# My Golden Retriever Vixen!!!!



## Karen519 (Aug 21, 2006)

*Visen*

Your little girl Vixen is just adorable. Thanks for sharing her with us!!!

Tell us more about you and her!!!


----------



## Rainheart (Nov 28, 2010)

She is too cute! Congrats on your pup!


----------



## Oaklys Dad (Dec 28, 2005)

Welcome to you and your gorgeous and very smart little girl. Please make yourself at home here on GRF and continue to share pictures and stories of your pup.


----------



## Takasnooze (Mar 22, 2011)

Love her! Sweet girl.


----------



## mkkuch (Dec 13, 2010)

Vixen is just precious. Congrats! Looking forward to seeing more pictures of her.


----------



## nolefan (Nov 6, 2009)

too cute!!!! Love the photos!


----------



## ebenjamin85 (Apr 13, 2008)

She looks so sweet.

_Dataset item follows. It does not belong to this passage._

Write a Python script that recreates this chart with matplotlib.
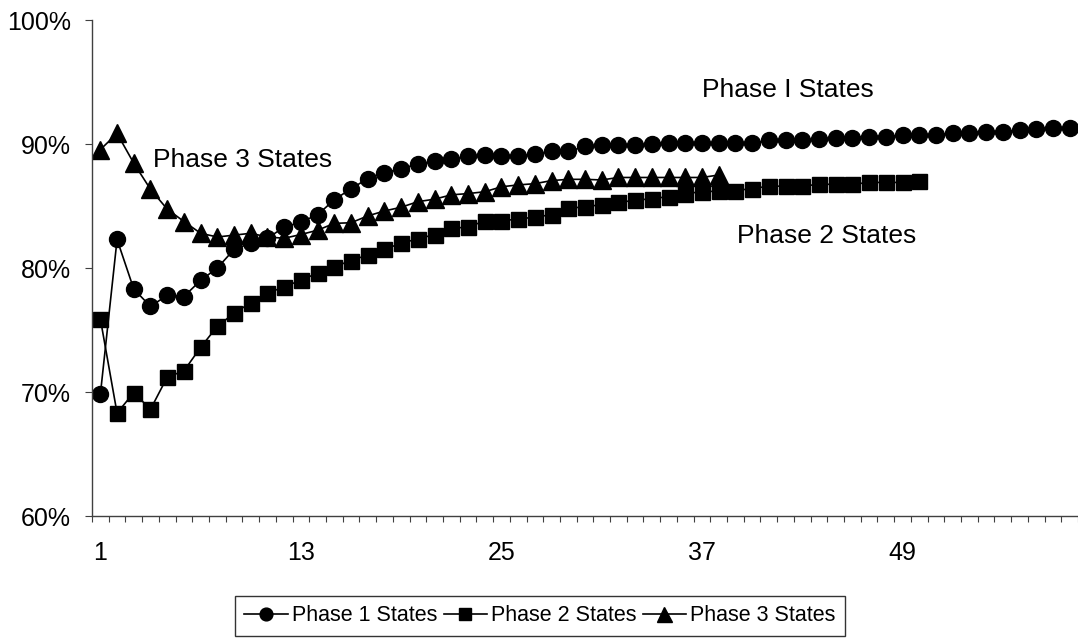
import matplotlib
matplotlib.use("Agg")
import matplotlib.pyplot as plt
from matplotlib.ticker import PercentFormatter

plt.rcParams["font.family"] = ["Liberation Sans", "DejaVu Sans"]

# ── Data (percent) ───────────────────────────────────────────────────────────
phase1 = [69.8, 82.3, 78.3, 76.9, 77.8, 77.7, 79.0, 80.0, 81.5, 82.0,
          82.4, 83.3, 83.7, 84.3, 85.5, 86.4, 87.2, 87.7, 88.0, 88.4,
          88.6, 88.8, 89.0, 89.1, 89.0, 89.0, 89.2, 89.4, 89.4, 89.8,
          89.9, 89.9, 89.9, 90.0, 90.1, 90.1, 90.1, 90.1, 90.05, 90.05,
          90.3, 90.3, 90.3, 90.4, 90.5, 90.5, 90.6, 90.6, 90.7, 90.7,
          90.7, 90.9, 90.9, 91.0, 91.0, 91.1, 91.2, 91.3, 91.3]
phase2 = [75.9, 68.3, 69.95, 68.6, 71.2, 71.7, 73.6, 75.3, 76.35, 77.2,
          77.95, 78.5, 79.0, 79.6, 80.1, 80.6, 81.05, 81.5, 82.0, 82.35,
          82.7, 83.2, 83.3, 83.8, 83.8, 83.95, 84.1, 84.3, 84.8, 84.95,
          85.1, 85.3, 85.45, 85.6, 85.75, 86.0, 86.15, 86.2, 86.25, 86.4,
          86.6, 86.6, 86.6, 86.75, 86.75, 86.75, 86.9, 86.9, 86.9, 87.05]
phase3 = [89.55, 90.85, 88.45, 86.35, 84.75, 83.75, 82.8, 82.5, 82.65, 82.8,
          82.5, 82.4, 82.7, 83.05, 83.6, 83.65, 84.2, 84.6, 84.9, 85.35,
          85.55, 85.9, 86.0, 86.15, 86.55, 86.7, 86.8, 87.05, 87.15, 87.15,
          87.1, 87.3, 87.3, 87.3, 87.3, 87.3, 87.3, 87.5]

series_labels = ["Phase 1 States", "Phase 2 States", "Phase 3 States"]
tick_labels = ["1", "13", "25", "37", "49"]

# ── Figure ────────────────────────────────────────────────────────────────────
fig = plt.figure(figsize=(10.78, 6.39), dpi=100)
ax = fig.add_axes([92 / 1078, 1 - 516 / 639, 1 - 92 / 1078, (516 - 20) / 639])

style = dict(color="black", linewidth=1.2)
ax.plot(range(1, len(phase1) + 1), phase1, marker="o", markersize=11.5,
        label=series_labels[0], **style)
ax.plot(range(1, len(phase2) + 1), phase2, marker="s", markersize=10.8,
        label=series_labels[1], **style)
ax.plot(range(1, len(phase3) + 1), phase3, marker="^", markersize=13.5,
        label=series_labels[2], **style)

ax.set_ylim(60, 100)
ax.set_xlim(0.5, 0.5 + 986 / 16.81)

ax.set_yticks([60, 70, 80, 90, 100])
ax.yaxis.set_major_formatter(PercentFormatter(xmax=100, decimals=0))
ax.tick_params(axis="y", direction="out", length=5, width=0.8, pad=10,
               labelsize=18, color="#404040")

# category boundaries get the tick marks, labels sit at category centres
ax.set_xticks([k + 0.5 for k in range(0, 60)])
ax.set_xticklabels([])
ax.tick_params(axis="x", which="major", direction="out", length=4, width=0.8,
               color="#404040")
ax.set_xticks([int(t) for t in tick_labels], minor=True)
ax.set_xticklabels(tick_labels, minor=True)
ax.tick_params(axis="x", which="minor", length=0, pad=18, labelsize=18)

for side in ["top", "right"]:
    ax.spines[side].set_visible(False)
for side in ["left", "bottom"]:
    ax.spines[side].set_color("#404040")
    ax.spines[side].set_linewidth(1.0)

# series annotations
ax.text(37.03, 93.8, "Phase I States", fontsize=19, ha="left", va="baseline")
ax.text(4.13, 88.17, "Phase 3 States", fontsize=19, ha="left", va="baseline")
ax.text(39.1, 82.04, "Phase 2 States", fontsize=19, ha="left", va="baseline")

leg = fig.legend(loc="center", bbox_to_anchor=(0.501, 0.036), ncol=3,
                 fontsize=15.5, frameon=True, fancybox=False, edgecolor="black",
                 handlelength=2.0, handletextpad=0.2, columnspacing=0.3,
                 borderpad=0.45, markerscale=0.8)
leg.get_frame().set_linewidth(1.0)

fig.savefig("out.png", dpi=100)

I especially like the last picture!


----------



## Wendy427 (Apr 4, 2009)

She's adorable! LOVE her name!


----------



## CAROLINA MOM (May 12, 2009)

Congratulations, Vixen is adorable.


----------



## soxOZ (Dec 13, 2007)

Congratulations on your new family member, she is just gorgeous....
Look forward to seeing her grow, post plenty of pics....


----------



## RallySoob (May 26, 2011)

Ahh...she is so dang cute. I envy you  ...Puppies are the best!


----------



## MsMandalee (May 25, 2011)

Love my little Vixen


----------



## Oaklys Dad (Dec 28, 2005)

She sure knows how to turn the cuteness onto high. You are going to have a blast with this girl.


----------



## oakleysmommy (Feb 20, 2011)

MsMandalee said:


> Love my little Vixen


 so cute!!!


----------



## MsMandalee (May 25, 2011)

Hehe! Vixen and i are going to be starting dog training courses soon!!! Im doing dog training courses to become a dog trainer!!! Im so excited! espcially cause Vixen gets to be part of my new adventure!!!!


----------